A pension system for farmers and fishers?


What if farmers and fishermen in the country had their own pension system?

(Mari Gimenez/ Unsplash)

AGRI Party-list Rep. Wilbert T. Lee has filed in the 19th Congress House Bill (HB) No. 2420, or the proposed “Agriculture Pension Act”, in a bid to institutionalize a pension and social security benefit for the downtrodden sector.

Through his measure, Lee wants to guarantee Filipino farmers and fishers’ a steady source of income in order to meet their basic needs once they reach old age and retire.

The bill mandates the institutionalization of a “Farmers and Fisherfolk Social Security and Pension Program”.

This shall consist of a comprehensive set of objectives, targets, and holistic approach in the provision of sickness, maternity, disability, retirement, death, and funeral benefits to farmers and fisherfolk.

“In the trials that our country has gone through, farmers and fishers continue to work to support their families and ensure adequate food supply in our country. Through this measure, we can concretely show how we seriously value their diligence and sacrifices,” Lee said.

Farmers and fishers in the Philippines are reported to have the highest poverty incidences among the basic sectors in 2018. It was also reported that farm workers are being paid an average daily wage of P331.10 in 2019, the lowest daily wage as compared to workers in the industry and service sectors.

Amid this appalling situation, Lee underscored the need for the government’s intervention to help and protect agricultural workers from physical and economic risks.

“As beneficiaries of our farmers and fishers’ immense contributions to our country, it is incumbent upon us to address their present and future needs," the rookie solon said.
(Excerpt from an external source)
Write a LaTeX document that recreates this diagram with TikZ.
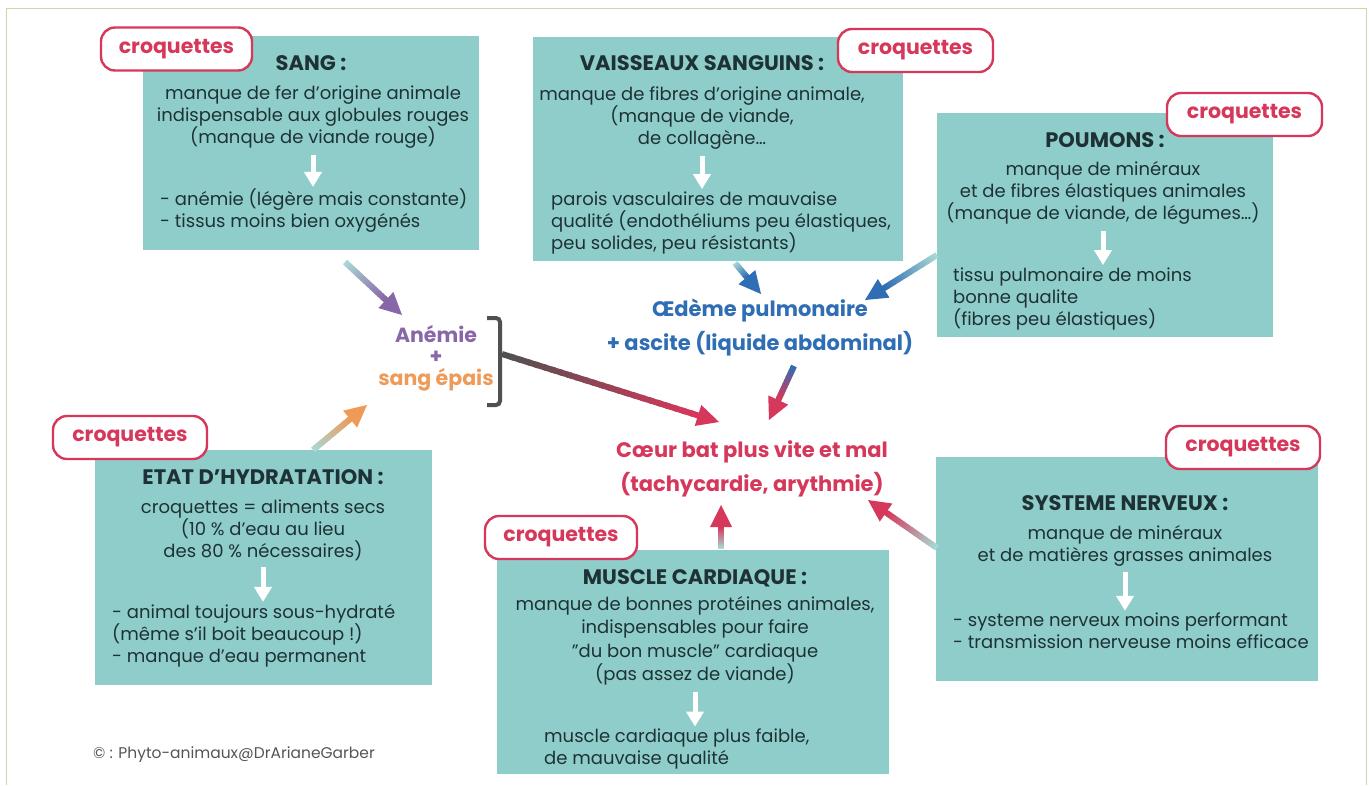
\documentclass[tikz,border=0pt]{standalone}
\usepackage{fontspec}
\setmainfont{Poppins}
\usetikzlibrary{arrows.meta,calc}

\definecolor{bleuvert}{HTML}{8FCDCA}
\definecolor{pale}{HTML}{A9D9D5}
\definecolor{rouge}{HTML}{D6385B}
\definecolor{encre}{HTML}{1E3236}
\definecolor{violet}{HTML}{8767A8}
\definecolor{orange}{HTML}{EE9B5A}
\definecolor{bleu}{HTML}{2F6DB5}
\definecolor{ardoise}{HTML}{505050}
\definecolor{cadre}{HTML}{D8D2A2}
\definecolor{gris}{HTML}{555555}

\tikzset{
  panneau/.style={fill=bleuvert, inner sep=0pt, anchor=north west},
  pastille/.style={draw=rouge, line width=2.4pt, fill=white, rounded corners=14pt,
    text=rouge, font=\fontsize{20.5}{22}\selectfont\bfseries,
    minimum width=151pt, minimum height=43pt, inner sep=0pt},
  titre/.style={text=encre, font=\fontsize{21}{22}\selectfont\bfseries, inner sep=0pt},
  corps/.style={text=encre, font=\fontsize{18}{22}\selectfont, inner sep=0pt, align=center},
  liste/.style={corps, align=left, anchor=west},
  descente/.style={white, line width=5pt, -{Triangle[length=15pt,width=17pt]}},
  effet/.style={font=\fontsize{21}{34}\selectfont\bfseries, inner sep=0pt, align=center},
}

% 渐变箭头: 起点, 终点, 起色, 终色
\newcommand{\degrade}[4]{%
  \coordinate (dg-b) at ($(#2)!22pt!(#1)$);
  \foreach \i in {0,...,23}{
    \pgfmathtruncatemacro{\pc}{100-\i*100/23}
    \draw[line width=6pt, #3!\pc!#4] ($(#1)!\i/24!(dg-b)$) -- ($(#1)!{(\i+1.5)/24}!(dg-b)$);
  }
  \fill[#4] (#2) -- ($(dg-b)!11pt!90:(#2)$) -- ($(dg-b)!11pt!-90:(#2)$) -- cycle;
}

\begin{document}
\begin{tikzpicture}[x=1pt, y=-1pt]
  \useasboundingbox (0,0) rectangle (1369,785);
  \draw[cadre, line width=1pt] (6,785) -- (6,8) -- (1366,8) -- (1366,785);

  % SANG
  \node[panneau, minimum width=336pt, minimum height=214pt] (sang) at (143,36) {};
  \node[pastille] (sangC) at (176.5,49) {croquettes};
  \node[titre] (sangT) at (311,63) {SANG :};
  \node[corps] (sangA) at (313,117) {manque de fer d’origine animale\\indispensable aux globules rouges\\(manque de viande rouge)};
  \node[liste] (sangB) at (160,211) {- anémie (légère mais constante)\\- tissus moins bien oxygénés};
  \draw[descente] ([yshift=-6pt]sangA.south) -- ([yshift=2pt]sangA.south |- sangB.north);

  % VAISSEAUX SANGUINS
  \node[panneau, minimum width=370pt, minimum height=224pt] (vais) at (533,37) {};
  \node[pastille, minimum width=155pt] (vaisC) at (915.5,50.5) {croquettes};
  \node[titre] (vaisT) at (702,63) {VAISSEAUX SANGUINS :};
  \node[corps] (vaisA) at (702,118.5) {manque de fibres d’origine animale,\\(manque de viande,\\de collagène…};
  \node[liste] (vaisB) at (551,222.5) {parois vasculaires de mauvaise\\qualité (endothéliums peu élastiques,\\peu solides, peu résistants)};
  \draw[descente] ([yshift=-6pt]vaisA.south) -- ([yshift=2pt]vaisA.south |- vaisB.north);

  % POUMONS
  \node[panneau, minimum width=336pt, minimum height=224pt] (poum) at (937,113) {};
  \node[pastille, minimum width=155pt] (poumC) at (1244.5,114.5) {croquettes};
  \node[titre] (poumT) at (1105,140) {POUMONS :};
  \node[corps] (poumA) at (1103,193) {manque de minéraux\\et de fibres élastiques animales\\(manque de viande, de légumes…)};
  \node[liste] (poumB) at (953,298.5) {tissu pulmonaire de moins\\bonne qualite\\(fibres peu élastiques)};
  \draw[descente] ([yshift=-6pt]poumA.south) -- ([yshift=2pt]poumA.south |- poumB.north);

  % ETAT D'HYDRATATION
  \node[panneau, minimum width=337pt, minimum height=235pt] (hydr) at (95,450) {};
  \node[pastille, minimum width=154pt] (hydrC) at (130,437.5) {croquettes};
  \node[titre] (hydrT) at (263,477) {ETAT D’HYDRATATION :};
  \node[corps] (hydrA) at (263,530.5) {croquettes = aliments secs\\(10 \% d’eau au lieu\\des 80 \% nécessaires)};
  \node[liste] (hydrB) at (112,635.5) {- animal toujours sous-hydraté\\(même s’il boit beaucoup !)\\- manque d’eau permanent};
  \draw[descente] ([yshift=-6pt]hydrA.south) -- ([yshift=2pt]hydrA.south |- hydrB.north);

  % MUSCLE CARDIAQUE
  \node[panneau, minimum width=392pt, minimum height=224pt] (musc) at (497,550) {};
  \node[pastille, minimum width=152pt] (muscC) at (561,537.5) {croquettes};
  \node[titre] (muscT) at (695,578) {MUSCLE CARDIAQUE :};
  \node[corps, font=\fontsize{18}{23.5}\selectfont] (muscA) at (695,641) {manque de bonnes protéines animales,\\indispensables pour faire\\"du bon muscle" cardiaque\\(pas assez de viande)};
  \node[liste] (muscB) at (544,749) {muscle cardiaque plus faible,\\de mauvaise qualité};
  \draw[descente] ([yshift=-6pt]muscA.south) -- ([yshift=2pt]muscA.south |- muscB.north);

  % SYSTEME NERVEUX
  \node[panneau, minimum width=382pt, minimum height=224pt] (nerf) at (936,457) {};
  \node[pastille, minimum width=154pt] (nerfC) at (1243,447.5) {croquettes};
  \node[titre] (nerfT) at (1125,503) {SYSTEME NERVEUX :};
  \node[corps] (nerfA) at (1125,545.5) {manque de minéraux\\et de matières grasses animales};
  \node[liste] (nerfB) at (953,631) {- systeme nerveux moins performant\\- transmission nerveuse moins efficace};
  \draw[descente] ([yshift=-6pt]nerfA.south) -- ([yshift=2pt]nerfA.south |- nerfB.north);

  % 中间结论
  \node[effet, font=\fontsize{20.5}{21.5}\selectfont\bfseries] (anemie) at (436,358)
    {\textcolor{violet}{Anémie}\\\textcolor{violet}{+}\\\textcolor{orange}{sang épais}};
  \node[effet, text=bleu] (oedeme) at (760,328) {Œdème pulmonaire\\+ ascite (liquide abdominal)};
  \node[effet, text=rouge] (coeur) at (752,469) {Cœur bat plus vite et mal\\(tachycardie, arythmie)};
  \draw[ardoise, line width=4pt, rounded corners=4pt] (487,318) -- (500,318) -- (500,405) -- (487,405);

  \coordinate (s1) at (345,262);  \coordinate (e1) at (402,315);
  \coordinate (s2) at (735,263);  \coordinate (e2) at (761,294);
  \coordinate (s3) at (937,255);  \coordinate (e3) at (865,300);
  \coordinate (s4) at (502,354);  \coordinate (e4) at (719,422);
  \coordinate (s5) at (794,366);  \coordinate (e5) at (769,420);
  \coordinate (s6) at (313,450);  \coordinate (e6) at (367,405);
  \coordinate (s7) at (721,549);  \coordinate (e7) at (721,505);
  \coordinate (s8) at (937,548);  \coordinate (e8) at (868,500);

  \degrade{s1}{e1}{pale}{violet}
  \degrade{s2}{e2}{pale}{bleu}
  \degrade{s3}{e3}{pale}{bleu}
  \degrade{s4}{e4}{ardoise}{rouge}
  \degrade{s5}{e5}{bleu}{rouge}
  \degrade{s6}{e6}{pale}{orange}
  \degrade{s7}{e7}{pale}{rouge}
  \degrade{s8}{e8}{pale}{rouge}

  \node[anchor=west, text=gris, font=\fontsize{15.5}{18}\selectfont, inner sep=0pt] (credit) at (93,755) {© : Phyto-animaux@DrArianeGarber};
\end{tikzpicture}
\end{document}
The proposed pension scheme shall be made consistent with the package benefits under the existing social security program of the Social Security System (SSS) and relevant programs of the Department of Agriculture (DA) and the Philippine Crop Insurance Corporation (PCIC).

The PCIC, an attached agency of the DA, and the SSS shall be the primary implementing agencies of the provisions of this Act.

The amount necessary to carry out the initial implementation of this measure shall be drawn from the savings of the national government. The funds necessary for the continuous implementation of the program shall then be sourced from 10 percent of the total annual duties collected from the importation of agricultural products.

The supplemental amount necessary for its implementation shall be included in the annual appropriations of the DA.